There is a universality possible in simple design, too, that drives its use in whiteboard video. Especially with complex or difficult subject matter, images must resonate with the entire audience—not just a select few.  Straightforward, simple images can overcome numerous boundaries to understanding: cultural, experiential, social, and more. For this reason, simplicity is a friend to localization efforts. It is always safer to go with a universally understood visual than gamble on a complex when communicating with new or non-native markets.

Simplicity = Timeless

Another reason to use simple designs is their tendency to be timeless.  At least, they’ve got a far better chance at standing the test of time than complex designs; even in 1908, Austrian architect Adolf Loos claimed that “ornamentalists,” or those who favored unnecessary complexity, would hate their own work in no more than three years.

Think of early computer graphics imagery (CGI) work in film. Are you able to return to early 2000’s/late 1990’s movies and watch ancient CGI wobble through the frame? For most of us, the answer is no, unless we’re there to laugh.

Just as bad special effects seem worse as time goes on, overly complicated design does overall. Simplicity doesn’t go out of style, though. People will always want a straightforward path to understanding, or achieving their goals.

Clearly State a Singular Message

While designers tend to find it harder to take away than to add, design should “try and get across one strong idea instead of incorporating many.”  Simple designs are great for single-idea messaging, and in whiteboard video, that’s their purpose.
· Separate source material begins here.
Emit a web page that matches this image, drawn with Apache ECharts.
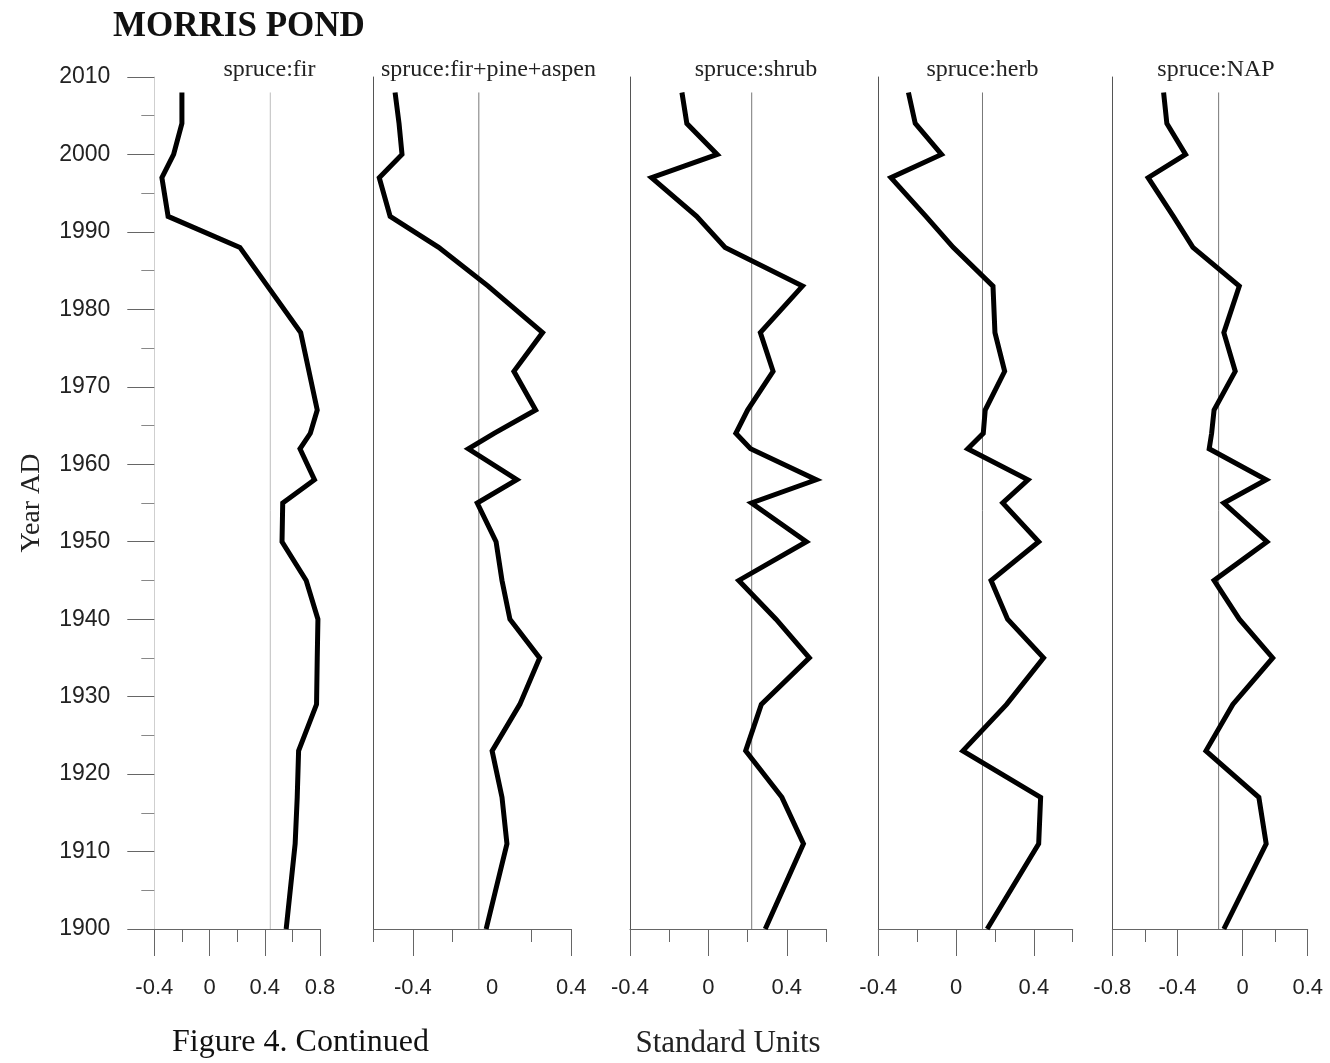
<!DOCTYPE html>
<html>
<head>
<meta charset="utf-8">
<title>Morris Pond</title>
<script src="https://cdn.jsdelivr.net/npm/echarts@6/dist/echarts.min.js"></script>
<style>
  html, body { margin: 0; padding: 0; background: #fff; }
  #chart { width: 1330px; height: 1063px; }
</style>
</head>
<body>
<div id="chart"></div>
<script>
// Sample ages (year AD), top of core first
const years = [2008, 2004, 2000, 1997, 1992, 1988, 1983, 1977, 1972, 1967, 1964, 1962,
               1958, 1955, 1950, 1945, 1940, 1935, 1929, 1923, 1917, 1911, 1900];

// Pollen ratios in standard units
const spruceFir = [-0.20, -0.20, -0.26, -0.345, -0.30, 0.22, 0.42, 0.66, 0.72, 0.78, 0.73, 0.655,
                   0.76, 0.53, 0.525, 0.70, 0.785, 0.78, 0.775, 0.645, 0.635, 0.62, 0.555];
const spruceFirPineAspen = [-0.49, -0.47, -0.455, -0.57, -0.515, -0.27, -0.02, 0.255, 0.11, 0.22, 0.01, -0.12,
                            0.125, -0.075, 0.02, 0.05, 0.09, 0.24, 0.14, 0.0, 0.05, 0.075, -0.03];
const spruceShrub = [-0.135, -0.11, 0.045, -0.29, -0.06, 0.085, 0.48, 0.265, 0.33, 0.20, 0.14, 0.215,
                     0.55, 0.22, 0.50, 0.155, 0.345, 0.515, 0.27, 0.19, 0.375, 0.485, 0.29];
const spruceHerb = [-0.245, -0.21, -0.075, -0.335, -0.155, -0.015, 0.19, 0.20, 0.25, 0.15, 0.14, 0.06,
                    0.37, 0.24, 0.425, 0.18, 0.265, 0.45, 0.26, 0.035, 0.435, 0.425, 0.16];
const spruceNAP = [-0.485, -0.465, -0.35, -0.58, -0.425, -0.305, -0.02, -0.115, -0.045, -0.175, -0.19, -0.205,
                   0.145, -0.115, 0.15, -0.175, -0.02, 0.185, -0.06, -0.225, 0.10, 0.145, -0.115];

// Reference (mean) line of each ratio
const refValues = [0.44, -0.067, 0.221, 0.136, -0.147];

const panelTitles = ['spruce:fir', 'spruce:fir+pine+aspen', 'spruce:shrub', 'spruce:herb', 'spruce:NAP'];

// Axis ranges and ticks
const xMin = [-0.4, -0.6, -0.4, -0.4, -0.8];
const xMax = [0.8, 0.4, 0.6, 0.6, 0.4];
const majorTicks = [[-0.4, 0, 0.4, 0.8], [-0.4, 0.4], [-0.4, 0, 0.4], [-0.4, 0, 0.4], [-0.8, -0.4, 0, 0.4]];
const minorTicks = [[-0.2, 0.2, 0.6], [-0.6, -0.2, 0.2], [-0.2, 0.2, 0.6], [-0.2, 0.2, 0.6], [-0.6, 0.2]];
const tickLabels = [[-0.4, 0, 0.4, 0.8], [-0.4, 0, 0.4], [-0.4, 0, 0.4], [-0.4, 0, 0.4], [-0.8, -0.4, 0, 0.4]];
const yearMin = 1900, yearMax = 2010, yearStep = 10;

const ratios = [spruceFir, spruceFirPineAspen, spruceShrub, spruceHerb, spruceNAP];

// Layout of the five strips
const gridLeft = [154.3, 373.3, 630, 878.3, 1112.3];
const gridWidth = [165.7, 198, 196, 194.4, 195.4];
const gridTop = 77, gridHeight = 852;
const titleCenter = [269.5, 488.5, 756, 982.5, 1216];

const SERIF = 'Liberation Serif';
const SANS = 'Liberation Sans';

const grids = [], xAxes = [], yAxes = [], series = [];
const titles = [{
  text: 'MORRIS POND', left: 113, top: 9, padding: 0,
  textStyle: { fontFamily: SERIF, fontWeight: 'bold', fontSize: 35, color: '#111' }
}];

ratios.forEach((vals, i) => {
  grids.push({ left: gridLeft[i], top: gridTop, width: gridWidth[i], height: gridHeight,
               outerBoundsMode: 'none', containLabel: false });

  // axis line with short ticks
  xAxes.push({
    gridIndex: i, type: 'value', min: xMin[i], max: xMax[i], position: 'bottom',
    axisLine: { show: true, onZero: false, lineStyle: { color: '#666', width: 1 } },
    axisTick: { show: true, customValues: minorTicks[i], length: 13, lineStyle: { color: '#666', width: 1 } },
    axisLabel: { show: false },
    splitLine: { show: false },
    name: i === 2 ? 'Standard Units' : '',
    nameLocation: 'middle', nameGap: 99,
    nameTextStyle: { fontFamily: SERIF, fontSize: 31, color: '#222' }
  });
  // long ticks with labels
  xAxes.push({
    gridIndex: i, type: 'value', min: xMin[i], max: xMax[i], position: 'bottom',
    axisLine: { show: false, onZero: false },
    axisTick: { show: true, customValues: majorTicks[i], length: 27, lineStyle: { color: '#666', width: 1 } },
    axisLabel: { show: true, customValues: tickLabels[i], margin: 48, fontSize: 22,
                 fontFamily: SANS, color: '#222', showMinLabel: true, showMaxLabel: true },
    splitLine: { show: false }
  });

  if (i === 0) {
    yAxes.push({
      gridIndex: i, type: 'value', min: yearMin, max: yearMax, interval: yearStep,
      axisLine: { show: true, onZero: false, lineStyle: { color: '#cfcfcf', width: 1 } },
      axisTick: { show: true, length: 27, lineStyle: { color: '#666', width: 1 } },
      minorTick: { show: true, splitNumber: 2, length: 13, lineStyle: { color: '#888', width: 1 } },
      axisLabel: { show: true, margin: 44, fontSize: 23, fontFamily: SANS, color: '#222',
                   formatter: v => String(v) },
      splitLine: { show: false },
      name: 'Year AD', nameLocation: 'middle', nameGap: 109, nameRotate: 90,
      nameTextStyle: { fontFamily: SERIF, fontSize: 28, color: '#222' }
    });
  } else {
    yAxes.push({
      gridIndex: i, type: 'value', min: yearMin, max: yearMax, interval: yearStep,
      axisLine: { show: true, onZero: false, lineStyle: { color: '#555', width: 1 } },
      axisTick: { show: false }, axisLabel: { show: false }, splitLine: { show: false }
    });
  }

  // reference line over the sampled interval
  series.push({
    type: 'line', xAxisIndex: 2 * i, yAxisIndex: i, silent: true, z: 1,
    showSymbol: false, symbol: 'none',
    data: [[refValues[i], years[0]], [refValues[i], years[years.length - 1]]],
    lineStyle: { color: i === 0 ? '#bdbdbd' : '#777', width: 1 }
  });
  // ratio curve
  series.push({
    type: 'line', name: panelTitles[i], xAxisIndex: 2 * i, yAxisIndex: i, z: 3,
    showSymbol: false, symbol: 'none', animation: false,
    data: years.map((yr, k) => [vals[k], yr]),
    lineStyle: { color: '#000', width: 5, join: 'miter', miterLimit: 4 }
  });

  titles.push({
    text: panelTitles[i], left: titleCenter[i], top: 58, textAlign: 'center', padding: 0,
    textStyle: { fontFamily: SERIF, fontWeight: 'normal', fontSize: 24, color: '#222' }
  });
});

const chart = echarts.init(document.getElementById('chart'), null, { renderer: 'canvas' });
chart.setOption({
  animation: false,
  backgroundColor: '#fff',
  title: titles,
  grid: grids,
  xAxis: xAxes,
  yAxis: yAxes,
  series: series,
  graphic: [{
    type: 'text', left: 172, top: 1027,
    style: { text: 'Figure 4. Continued', fontFamily: SERIF, fontSize: 32, fill: '#111' }
  }]
});
</script>
</body>
</html>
Each of the artist’s drawings is created to underscore one word, phrase, or idea in the script—and then the hand moves on, drawing new images to underscore new points of the video’s message. Highly ornamental designs slow down message intake, while design simplicity means that the ‘one strong idea’ behind each image is clearly and quickly understood.
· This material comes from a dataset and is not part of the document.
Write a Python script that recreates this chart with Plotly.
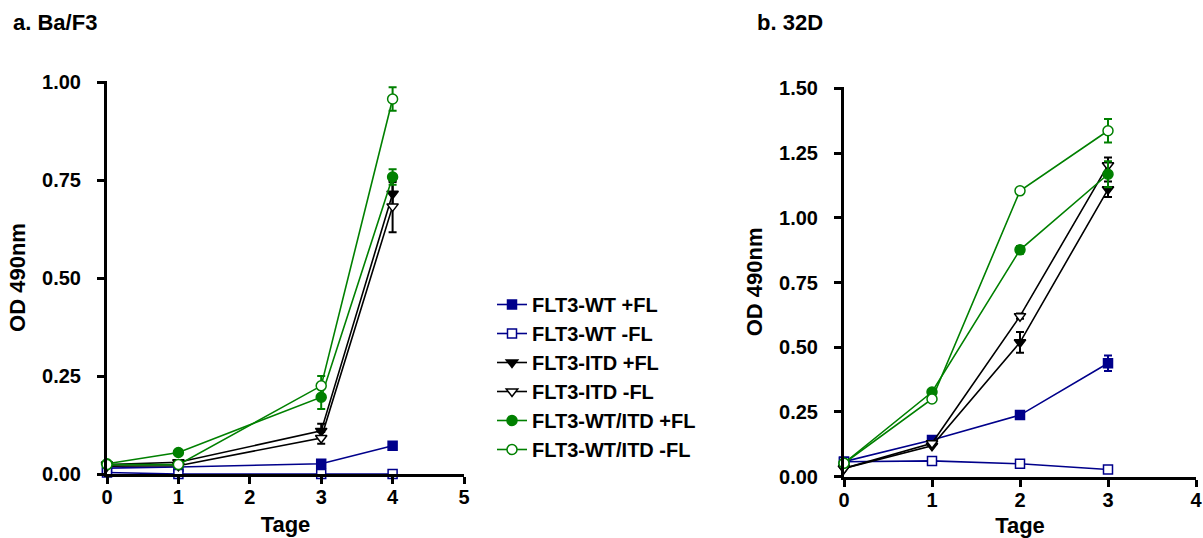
import plotly.graph_objects as go

# ---------------- data ----------------
days_a = [0, 1, 3, 4]
days_b = [0, 1, 2, 3]

names = ["FLT3-WT +FL", "FLT3-WT -FL", "FLT3-ITD +FL", "FLT3-ITD -FL",
         "FLT3-WT/ITD +FL", "FLT3-WT/ITD -FL"]

a_wt_p = [0.015, 0.018, 0.026, 0.072]
a_wt_m = [0.004, 0.000, 0.000, 0.000]
a_itd_p = [0.024, 0.030, 0.110, 0.715]
a_itd_m = [0.020, 0.021, 0.092, 0.683]
a_mix_p = [0.026, 0.055, 0.196, 0.758]
a_mix_m = [0.024, 0.024, 0.225, 0.957]

a_err_wt_p = [0, 0, 0, 0.005]
a_err_wt_m = [0, 0, 0, 0]
a_err_itd_p = [0, 0, 0.018, 0.03]
a_err_itd_m = [0, 0, 0.015, 0.066]
a_err_mix_p = [0, 0, 0.03, 0.02]
a_err_mix_m = [0, 0, 0.025, 0.03]

b_wt_p = [0.058, 0.142, 0.238, 0.438]
b_wt_m = [0.058, 0.061, 0.050, 0.028]
b_itd_p = [0.032, 0.119, 0.519, 1.110]
b_itd_m = [0.032, 0.129, 0.620, 1.203]
b_mix_p = [0.052, 0.327, 0.876, 1.168]
b_mix_m = [0.052, 0.300, 1.104, 1.336]

b_err_wt_p = [0, 0, 0, 0.03]
b_err_wt_m = [0, 0, 0, 0]
b_err_itd_p = [0, 0, 0.04, 0.03]
b_err_itd_m = [0, 0, 0.01, 0.03]
b_err_mix_p = [0, 0, 0.015, 0.05]
b_err_mix_m = [0, 0, 0.01, 0.045]

x_ticks_a = [0, 1, 2, 3, 4, 5]
x_ticks_b = [0, 1, 2, 3, 4]
y_ticks_a = [0, 0.25, 0.5, 0.75, 1.0]
y_ticks_b = [0, 0.25, 0.5, 0.75, 1.0, 1.25, 1.5]

# ---------------- styles ----------------
BLUE = "#00008B"
BLACK = "#000000"
GREEN = "#008000"
styles = [
    dict(color=BLUE, symbol="square", fill=BLUE, size=9),
    dict(color=BLUE, symbol="square", fill="white", size=9),
    dict(color=BLACK, symbol="triangle-down", fill=BLACK, size=10),
    dict(color=BLACK, symbol="triangle-down", fill="white", size=10),
    dict(color=GREEN, symbol="circle", fill=GREEN, size=10),
    dict(color=GREEN, symbol="circle", fill="white", size=10),
]

series_a = [a_wt_p, a_wt_m, a_itd_p, a_itd_m, a_mix_p, a_mix_m]
errs_a = [a_err_wt_p, a_err_wt_m, a_err_itd_p, a_err_itd_m, a_err_mix_p, a_err_mix_m]
series_b = [b_wt_p, b_wt_m, b_itd_p, b_itd_m, b_mix_p, b_mix_m]
errs_b = [b_err_wt_p, b_err_wt_m, b_err_itd_p, b_err_itd_m, b_err_mix_p, b_err_mix_m]

fig = go.Figure()


def add(xs, ys, err, st, name, xa, ya, show):
    fig.add_trace(go.Scatter(
        x=xs, y=ys, name=name, mode="lines+markers",
        xaxis=xa, yaxis=ya, showlegend=show, cliponaxis=False,
        line=dict(color=st["color"], width=1.6),
        marker=dict(symbol=st["symbol"], size=st["size"], color=st["fill"],
                    line=dict(color=st["color"], width=1.5)),
        error_y=dict(type="data", array=err, visible=True, color=st["color"],
                     thickness=2, width=4),
    ))


for ys, err, st, nm in zip(series_a, errs_a, styles, names):
    add(days_a, ys, err, st, nm, "x", "y", True)
for ys, err, st, nm in zip(series_b, errs_b, styles, names):
    add(days_b, ys, err, st, nm, "x2", "y2", False)

W, H = 1203, 538
FONT = "Liberation Sans, Arial, sans-serif"
TICKF = dict(family=FONT, size=20, color="black", weight="bold")
TITLEF = dict(family=FONT, size=22, color="black", weight="bold")

axis_common = dict(showline=True, linecolor="black", linewidth=3, ticks="outside",
                   ticklen=7, tickwidth=3, tickcolor="black", showgrid=False,
                   zeroline=False, tickfont=TICKF, automargin=False)
xcommon = dict(ticklabelstandoff=-4, **axis_common)
ycommon = dict(ticklabelstandoff=12, **axis_common)

fig.update_layout(
    template="none",
    width=W, height=H,
    margin=dict(l=0, r=0, t=0, b=0),
    paper_bgcolor="white", plot_bgcolor="white",
    xaxis=dict(domain=[107 / W, 464 / W], range=[0, 5], tickvals=x_ticks_a,
               anchor="y", title=dict(text="Tage", font=TITLEF, standoff=10),
               **xcommon),
    yaxis=dict(domain=[(H - 474) / H, (H - 81) / H], range=[0, 1.003],
               tickvals=y_ticks_a, tickformat=".2f", anchor="x",
               title=dict(text="OD 490nm", font=TITLEF, standoff=11),
               **ycommon),
    xaxis2=dict(domain=[844 / W, 1196 / W], range=[0, 4], tickvals=x_ticks_b,
                anchor="y2", title=dict(text="Tage", font=TITLEF, standoff=10),
                **xcommon),
    yaxis2=dict(domain=[(H - 476.7) / H, (H - 87) / H], range=[0, 1.505],
                tickvals=y_ticks_b, tickformat=".2f", anchor="x2",
                title=dict(text="OD 490nm", font=TITLEF, standoff=11),
                **ycommon),
    legend=dict(x=492 / W, y=(H - 285) / H, xanchor="left", yanchor="top",
                font=dict(family=FONT, size=20, color="black", weight="bold"),
                bgcolor="rgba(0,0,0,0)", borderwidth=0, tracegroupgap=0, itemwidth=30),
    annotations=[
        dict(text="a. Ba/F3", x=11 / W, y=(H - 22) / H, xref="paper", yref="paper",
             xanchor="left", yanchor="middle", showarrow=False,
             font=dict(family=FONT, size=22, color="black", weight="bold")),
        dict(text="b. 32D", x=755 / W, y=(H - 22) / H, xref="paper", yref="paper",
             xanchor="left", yanchor="middle", showarrow=False,
             font=dict(family=FONT, size=22, color="black", weight="bold")),
    ],
)

fig.write_html("out.html", config={"displayModeBar": False},
               post_script="document.body.style.margin='0px';")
Simplicity Is Not Minimalism

It’s important not to mistake simplicity for minimalism, however. While the two philosophies often produce results that look similar, the ethos behind minimalism is different. Minimalism “seeks to convey the essence” of the objects it depicts, while simplicity “means an absence of unnecessary elements.”  

Minimalism is also not particularly concerned with its audience, while simplicity hinges on user experience and needs. Reducing a form to its essence does not require that viewers understand that essence, or that newly reduced form. Removing all unnecessary elements, though, is an effort to make users’ experience of the design easier. Whiteboard visual design isn’t minimalist because its purpose is to strip away all that which would distract from the message—not to cut down to the ‘essence’ of each image.  

The Goal of a Whiteboard Video is to Share a Message

Steven Bradley wrote that two central tenets of simple design were to “Understand what’s at the core of the experience,” and to never “disrupt the core of the experience.”  In whiteboard video, the core of the experience is the video’s message. Simple visual design allows for that core to be easily accessed and understood. Simple design also guards against disruption of that core by never becoming garish or overwhelming enough to overshadow the message.  

Focusing on simplicity in design requires focusing on user needs and expectations. From these empathetic origins, designers create simply so that users understand quickly, and receive the desired message without distractions. Unlike minimalism, which appears simple due to its concerns with essentializing, simplicity in design requires a focus on only the necessary.

Charles Mingus once said that “Making the simple complicated is commonplace; making the complicated simple, awesomely simple, that’s creativity.” The famed jazz bassist had it right: simplicity is a unique form of creativity, and it is far from commonplace.

In whiteboard video, simple design allows your video’s core—that all-important message—to reach your audience without disruption.